If Facebook has a core demographic, it is probably the 12-22 year old user the platform was originally designed around. However, we’ve been hearing for some time that the above-mentioned demographic is likely tiring of the service.
This so-called Facebook “fatigue” was neatly illustrated early this month when the Pew Research Center released a report concluding teens were tiring of the service and losing interest. Interestingly, all this happened just before Yahoo bought Tumblr, an unprofitable social networking platform focused on a similar demographic.
Yes, you read that correctly. Yahoo went and bought a customer base that is unprofitable with a two-year attention span – announcing a plan to make the service profitable in about the same timeframe they are likely to lose those same customers. Now Facebook’s inability to retain customers is pretty dumb, but shelling out a billion dollars to buy the most fickle demographic in social networking is even dumber. Clearly, youth and inexperience are driving foolish behavior.
Zuckerberg the Fool
It is hard to point to a multi-billionaire and call him a fool, as building that kind of wealth isn’t the act of a foolish man. Nevertheless, failing to recognize you are in over your head and unnecessarily putting that wealth at risk is definitely not the smartest move. To be sure, Zuckerberg built a product for people he didn’t really understand, given he thought folks who used Facebook were stupid. Actually the words he used were even more derogatory. While later comments suggest Zuckerberg has learned a lot since he made disparaging remarks, it appears his core beliefs probably haven’t changed all that much.
From his perspective, Facebook users are “Dumb F,” and well, we’ll leave that word to his actual quote. Essentially, the problem is to effectively design and keep relevant a product you believe is only used by stupid people. This clearly makes the creation and success of the offering accidental – meaning Zuckerberg lacks the capability to understand and reach the core audience that Facebook currently serves.
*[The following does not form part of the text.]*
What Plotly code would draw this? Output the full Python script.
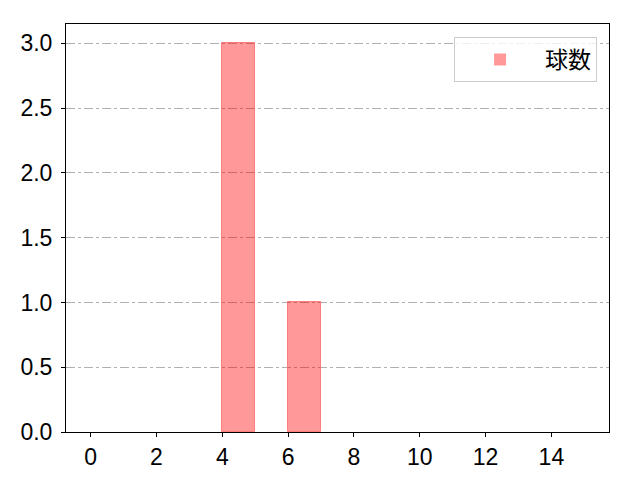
import plotly.graph_objects as go

# histogram bins (left edges) and counts
bin_left = list(range(15))
counts = [0, 0, 0, 0, 3, 0, 1, 0, 0, 0, 0, 0, 0, 0, 0]
series_name = '球数'
x_ticks = [0, 2, 4, 6, 8, 10, 12, 14]
y_ticks = [0.0, 0.5, 1.0, 1.5, 2.0, 2.5, 3.0]

# no edge on empty bins (matplotlib draws nothing there)
edge_cols = ['rgba(255, 90, 90, 0.7)' if c > 0 else 'rgba(0,0,0,0)' for c in counts]

fig = go.Figure()
fig.add_trace(go.Bar(
    x=[b + 0.5 for b in bin_left],
    y=counts,
    width=1,
    name=series_name,
    marker=dict(color='rgba(255, 0, 0, 0.4)',
                line=dict(color=edge_cols, width=1)),
    showlegend=True,
))

fig.update_layout(
    width=640, height=480,
    margin=dict(l=58, r=39, t=16, b=56),
    plot_bgcolor='white', paper_bgcolor='white',
    font=dict(family='Liberation Sans, Noto Sans CJK JP', size=23, color='black'),
    bargap=0,
    legend=dict(x=0.978, y=0.968, xanchor='right', yanchor='top',
                bordercolor='#cccccc', borderwidth=1,
                bgcolor='rgba(255,255,255,0.8)',
                itemwidth=80,
                font=dict(family='Noto Sans CJK JP', size=23)),
)
fig.update_xaxes(range=[-0.75, 15.75], tickvals=x_ticks,
                 ticktext=[str(t) for t in x_ticks],
                 showgrid=False, zeroline=False,
                 showline=True, mirror=True, linecolor='black', linewidth=1,
                 ticks='outside', ticklen=4, tickcolor='black')
fig.update_yaxes(range=[0, 3.15], tickvals=y_ticks,
                 ticktext=['%.1f' % t for t in y_ticks],
                 showgrid=True, gridcolor='#b0b0b0', griddash='dashdot', gridwidth=1,
                 zeroline=False, layer='above traces',
                 showline=True, mirror=True, linecolor='black', linewidth=1,
                 ticks='outside', ticklen=4, tickcolor='black',
                 ticklabelstandoff=4)

fig.write_html("out.html")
As such, it should come as little surprise that users are losing interest in the service.
You can’t really, at least over a sustained period of time, retain customers you clearly despise. As such, Zuckerberg likely should have stepped out of the CEO role and passed it on to someone more socially inclined and thought better of his or her target audience.
Mayer the Fool in Training
New CEOs are under a ton of pressure and Yahoo’s Merissa Mayer is no exception. Coming after a string of more experienced failed CEOs for Yahoo, her chance of being successful was pretty remote. Under massive pressure to make things happen, Mayer is clearly having leadership teething problems as reflected by her abuse of executive power in eliminating telecommuting and being the poster child for competitive mothering (the practice of showcasing just how good you are at favoring work over your kids).
She has yet to articulate a strategy for Yahoo which was struggling with its future and clearly saw Tumblr, an increasingly popular unprofitable social media company as her Hail Mary. Unfortunately, she clearly missed the problems that MySpace suffered and Facebook is currently struggling with, namely retaining the young demographic. Yes, Meyer paid a huge sum to buy a customer base that is anything but loyal to brands, products, or even appearances for more than a few years at a time. This is largely because its members are going through massive emotional, educational, and social changes as they move between schools and into careers (or back home to mothers and fathers given the job market still largely sucks).
So $1B out of her war chest to buy into a market that Facebook is showcasing as disloyal and difficult to retain suggests that while Zuckerberg is dumb, Mayer may be remembered as even dumber.
Wrapping Up: Lessons Learned
If you are going to run a company that sells something, the folks at the top should really have some expertise about what it is you are selling. So yes, the head of a social network site should have some kind of core social networking skills, meaning, an engineer likely shouldn’t lead the effort given social engineer is an oxymoron.
The other lesson? Take a good look around before making a massive move like buying Tumblr. If the market leader is having issues because the very same customer base is fickle, then perhaps buying or building a service like LinkedIn which doesn’t have the same problem, or steering clear of social networks would be the better path.
Remember, Netscape failed trying to out Microsoft Microsoft as did Sun. Meanwhile, Yahoo almost failed trying to out Google Google, and Redmond clearly ran into a wall trying to out Apple Apple with Zune. Perhaps a better path is to go someplace where no one else has yet set up shop, kind of like Steve Jobs’ Apple did, along with Google and Microsoft, at least initially.
Frankly, it is somewhat funny how these highly paid folks don’t seem to get what should be a relatively easy and clearly demonstrated lesson – seeming like they would rather chase each other in a competition about who is the dumbest. Go figure.